PROBLEM TO WORK ON: Tell how many lines in the data below hold the string "chart"; give nothing but the number.

DATA EXTRACT:
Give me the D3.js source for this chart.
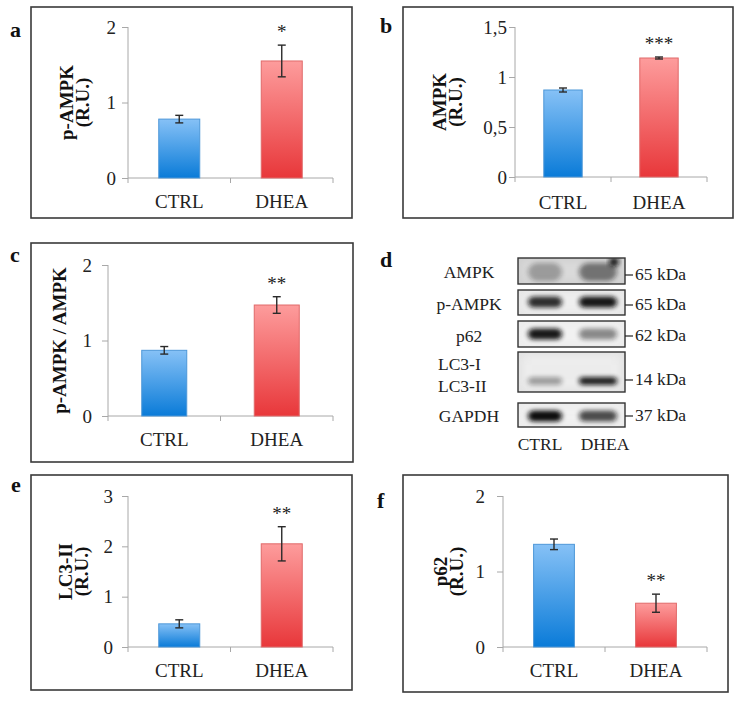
<!DOCTYPE html>
<html><head><meta charset="utf-8">
<script src="https://cdn.jsdelivr.net/npm/d3@7/dist/d3.min.js"></script>
<style>body{margin:0;background:#fff}svg{display:block}</style>
</head><body>
<svg id="chart" width="735" height="701"></svg>
<script>
// ---------- DATA ----------
const categories = ["CTRL", "DHEA"];

const pAMPKValues = [0.78, 1.55];
const pAMPKErrors = [0.05, 0.21];
const pAMPKStars = ["", "*"];
const pAMPKTicks = [0, 1, 2];
const pAMPKTickLabels = ["0", "1", "2"];

const AMPKValues = [0.87, 1.19];
const AMPKErrors = [0.02, 0.01];
const AMPKStars = ["", "***"];
const AMPKTicks = [0, 0.5, 1, 1.5];
const AMPKTickLabels = ["0", "0,5", "1", "1,5"];

const ratioValues = [0.87, 1.47];
const ratioErrors = [0.05, 0.11];
const ratioStars = ["", "**"];
const ratioTicks = [0, 1, 2];
const ratioTickLabels = ["0", "1", "2"];

const LC3Values = [0.46, 2.05];
const LC3Errors = [0.08, 0.34];
const LC3Stars = ["", "**"];
const LC3Ticks = [0, 1, 2, 3];
const LC3TickLabels = ["0", "1", "2", "3"];

const p62Values = [1.36, 0.58];
const p62Errors = [0.07, 0.12];
const p62Stars = ["", "**"];
const p62Ticks = [0, 1, 2];
const p62TickLabels = ["0", "1", "2"];

// Western blot (panel d)
const blotProteins = ["AMPK", "p-AMPK", "p62", "LC3-I|LC3-II", "GAPDH"];
const blotSizes = ["65 kDa", "65 kDa", "62 kDa", "14 kDa", "37 kDa"];
const blotCTRL = [0.30, 0.85, 0.95, 0.35, 1.00];
const blotDHEA = [0.50, 0.95, 0.45, 0.90, 0.72];

// ---------- LAYOUT ----------
const svg = d3.select("#chart");
const defs = svg.append("defs");
const FONT = "'Liberation Serif','Times New Roman',serif";

function grad(id, top, bottom) {
  const g = defs.append("linearGradient").attr("id", id)
    .attr("x1", 0).attr("y1", 0).attr("x2", 0).attr("y2", 1);
  g.append("stop").attr("offset", "0%").attr("stop-color", top);
  g.append("stop").attr("offset", "100%").attr("stop-color", bottom);
}
grad("gBlue", "#86c1f6", "#0a7bd8");
grad("gRed", "#fd9c9c", "#e8373a");
const fills = ["url(#gBlue)", "url(#gRed)"];
const strokes = ["#4d97d8", "#e06a6a"];

const panels = [
  {letter: "a", lx: 10, ly: 37, box: [31, 7, 352, 218], x0: 128, x1: 333, yTop: 27, yBot: 178,
   values: pAMPKValues, errors: pAMPKErrors, stars: pAMPKStars, ticks: pAMPKTicks, tickLabels: pAMPKTickLabels,
   tickPad: 12, label: ["p-AMPK", "(R.U.)"], labelX: [73, 89], xlabGap: 31},
  {letter: "b", lx: 380, ly: 33, box: [403, 7, 733, 218], x0: 515, x1: 707, yTop: 27, yBot: 177,
   values: AMPKValues, errors: AMPKErrors, stars: AMPKStars, ticks: AMPKTicks, tickLabels: AMPKTickLabels,
   tickPad: 8, label: ["AMPK", "(R.U.)"], labelX: [446, 462], xlabGap: 33},
  {letter: "c", lx: 10, ly: 262, box: [31, 243, 353, 462], x0: 108, x1: 333, yTop: 265, yBot: 416,
   values: ratioValues, errors: ratioErrors, stars: ratioStars, ticks: ratioTicks, tickLabels: ratioTickLabels,
   tickPad: 16, label: ["p-AMPK / AMPK"], labelX: [66], xlabGap: 31},
  {letter: "e", lx: 11, ly: 492, box: [31, 475, 352, 690], x0: 128, x1: 333, yTop: 496, yBot: 647,
   values: LC3Values, errors: LC3Errors, stars: LC3Stars, ticks: LC3Ticks, tickLabels: LC3TickLabels,
   tickPad: 15, label: ["LC3-II", "(R.U.)"], labelX: [72, 88], xlabGap: 31},
  {letter: "f", lx: 377, ly: 508, box: [403, 475, 728, 692], x0: 503, x1: 707, yTop: 496, yBot: 647,
   values: p62Values, errors: p62Errors, stars: p62Stars, ticks: p62Ticks, tickLabels: p62TickLabels,
   tickPad: 18, label: ["p62", "(R.U.)"], labelX: [447, 463], xlabGap: 31}
];

panels.forEach(p => {
  const g = svg.append("g");
  const [bx0, by0, bx1, by1] = p.box;
  g.append("rect").attr("x", bx0).attr("y", by0).attr("width", bx1 - bx0).attr("height", by1 - by0)
    .attr("fill", "none").attr("stroke", "#3a3a3a").attr("stroke-width", 1.6);
  g.append("text").attr("x", p.lx).attr("y", p.ly).text(p.letter)
    .attr("font-family", FONT).attr("font-weight", "bold").attr("font-size", 22).attr("fill", "#111");

  const y = d3.scaleLinear().domain([0, d3.max(p.ticks)]).range([p.yBot, p.yTop]);
  const x = d3.scaleBand().domain(categories).range([p.x0, p.x1]).padding(0);
  const barW = x.bandwidth() * 0.4;

  // y axis
  const ya = g.append("g").attr("transform", `translate(${p.x0},0)`)
    .call(d3.axisLeft(y).tickValues(p.ticks).tickSize(6).tickPadding(p.tickPad - 6)
      .tickFormat((d, i) => p.tickLabels[i]));
  ya.select(".domain").attr("stroke", "#a8a8a8").attr("d", `M0,${p.yTop}V${p.yBot + 5}`);
  ya.selectAll(".tick line").attr("stroke", "#a8a8a8");
  ya.selectAll(".tick text").attr("font-family", FONT).attr("font-size", 19).attr("fill", "#222");

  // x axis
  const xa = g.append("g").attr("transform", `translate(0,${p.yBot})`)
    .call(d3.axisBottom(x).tickSize(0).tickPadding(p.xlabGap - 14));
  xa.select(".domain").attr("stroke", "#a8a8a8").attr("d", `M${p.x0},0H${p.x1}`);
  xa.selectAll(".tick text").attr("font-family", FONT).attr("font-size", 19).attr("fill", "#222");
  const boundaries = [x(categories[1]), p.x1];
  g.selectAll(".bnd").data(boundaries).join("line")
    .attr("x1", d => d).attr("x2", d => d).attr("y1", p.yBot).attr("y2", p.yBot + 5)
    .attr("stroke", "#a8a8a8");

  // bars
  const data = categories.map((c, i) => ({c, v: p.values[i], e: p.errors[i], s: p.stars[i], i}));
  g.selectAll(".bar").data(data).join("rect")
    .attr("x", d => x(d.c) + (x.bandwidth() - barW) / 2)
    .attr("y", d => y(d.v)).attr("width", barW).attr("height", d => p.yBot - y(d.v))
    .attr("fill", d => fills[d.i]).attr("stroke", d => strokes[d.i]).attr("stroke-width", 1);

  // error bars
  const cx = d => x(d.c) + x.bandwidth() / 2;
  const eb = g.selectAll(".err").data(data).join("g").attr("stroke", "#2a2a2a").attr("stroke-width", 1.4);
  eb.append("line").attr("x1", cx).attr("x2", cx).attr("y1", d => y(d.v - d.e)).attr("y2", d => y(d.v + d.e));
  eb.append("line").attr("x1", d => cx(d) - 4).attr("x2", d => cx(d) + 4).attr("y1", d => y(d.v - d.e)).attr("y2", d => y(d.v - d.e));
  eb.append("line").attr("x1", d => cx(d) - 4).attr("x2", d => cx(d) + 4).attr("y1", d => y(d.v + d.e)).attr("y2", d => y(d.v + d.e));

  // stars
  g.selectAll(".star").data(data.filter(d => d.s)).join("text")
    .attr("x", cx).attr("y", d => y(d.v + d.e) - 7)
    .attr("text-anchor", "middle").attr("font-family", FONT).attr("font-size", 19).attr("fill", "#222")
    .text(d => d.s);

  // y label
  const cy = (p.yTop + p.yBot) / 2;
  p.label.forEach((t, i) => {
    g.append("text").attr("transform", `translate(${p.labelX[i]},${cy}) rotate(-90)`)
      .attr("text-anchor", "middle").attr("font-family", FONT).attr("font-weight", "bold")
      .attr("font-size", 19).attr("fill", "#111").text(t);
  });
});

// ---------- Panel d: western blot ----------
const gd = svg.append("g");
gd.append("text").attr("x", 380).attr("y", 267).text("d")
  .attr("font-family", FONT).attr("font-weight", "bold").attr("font-size", 22).attr("fill", "#111");

const blur = defs.append("filter").attr("id", "blur").attr("x", "-30%").attr("y", "-100%").attr("width", "160%").attr("height", "300%");
blur.append("feGaussianBlur").attr("stdDeviation", "2.5 2");
const blur2 = defs.append("filter").attr("id", "blurBg").attr("x", "-10%").attr("y", "-10%").attr("width", "120%").attr("height", "120%");
blur2.append("feGaussianBlur").attr("stdDeviation", "4");

const rowBoxes = [[258, 284], [290, 315], [321, 347], [352, 392], [403, 427]];
const bandY = [272, 302, 334, 381, 416];
const labelBase = [278, 310, 342, null, 422];
const kdaBase = [280, 310, 341, 385, 421];
const laneX = d3.scalePoint().domain(categories).range([545, 598]);
const blotX0 = 518, blotX1 = 625;
const bgTones = ["#cfcfcf", "#e6e6e6", "#ececec", "#e2e2e2", "#ececec"];
const BFS = 17.5;

blotProteins.forEach((name, r) => {
  const [y0, y1] = rowBoxes[r];
  const clipId = "clip" + r;
  defs.append("clipPath").attr("id", clipId).append("rect")
    .attr("x", blotX0).attr("y", y0).attr("width", blotX1 - blotX0).attr("height", y1 - y0);
  const rg = gd.append("g").attr("clip-path", `url(#${clipId})`);
  rg.append("rect").attr("x", blotX0).attr("y", y0).attr("width", blotX1 - blotX0).attr("height", y1 - y0)
    .attr("fill", bgTones[r]);
  rg.append("rect").attr("x", blotX0 + 4).attr("y", y0 + 3).attr("width", blotX1 - blotX0 - 8).attr("height", y1 - y0 - 6)
    .attr("fill", "#f4f4f4").attr("opacity", r === 0 ? 0.3 : 0.6).attr("filter", "url(#blurBg)");
  const inten = [blotCTRL[r], blotDHEA[r]];
  categories.forEach((c, i) => {
    const w = i === 0 ? 17 : 19;
    const h = r === 0 ? 9 : (r === 3 ? 4 : 5.5);
    rg.append("rect").attr("x", laneX(c) - w).attr("y", bandY[r] - h).attr("width", 2 * w).attr("height", 2 * h)
      .attr("rx", h).attr("fill", "#111").attr("opacity", inten[i]).attr("filter", "url(#blur)");
  });
  if (r === 0) {
    rg.append("ellipse").attr("cx", 614).attr("cy", 262).attr("rx", 5).attr("ry", 5).attr("fill", "#111")
      .attr("opacity", 0.9).attr("filter", "url(#blur)");
  }
  gd.append("rect").attr("x", blotX0).attr("y", y0).attr("width", blotX1 - blotX0).attr("height", y1 - y0)
    .attr("fill", "none").attr("stroke", "#333").attr("stroke-width", 1.4);

  // size marker
  const ty = kdaBase[r] - 5;
  gd.append("line").attr("x1", blotX1).attr("x2", blotX1 + 8).attr("y1", ty).attr("y2", ty).attr("stroke", "#222").attr("stroke-width", 1.2);
  gd.append("text").attr("x", blotX1 + 10).attr("y", kdaBase[r]).text(blotSizes[r])
    .attr("font-family", FONT).attr("font-size", BFS).attr("fill", "#222");

  // protein label
  if (name.includes("|")) {
    const parts = name.split("|");
    gd.append("text").attr("x", 438).attr("y", 370).text(parts[0]).attr("font-family", FONT).attr("font-size", BFS).attr("fill", "#222");
    gd.append("text").attr("x", 438).attr("y", 392).text(parts[1]).attr("font-family", FONT).attr("font-size", BFS).attr("fill", "#222");
  } else {
    gd.append("text").attr("x", 469).attr("y", labelBase[r]).attr("text-anchor", "middle").text(name)
      .attr("font-family", FONT).attr("font-size", BFS).attr("fill", "#222");
  }
});
categories.forEach(c => {
  gd.append("text").attr("x", c === "CTRL" ? 540 : 605).attr("y", 450).attr("text-anchor", "middle").text(c)
    .attr("font-family", FONT).attr("font-size", BFS).attr("fill", "#222");
});
</script>
</body></html>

SOLUTION: 3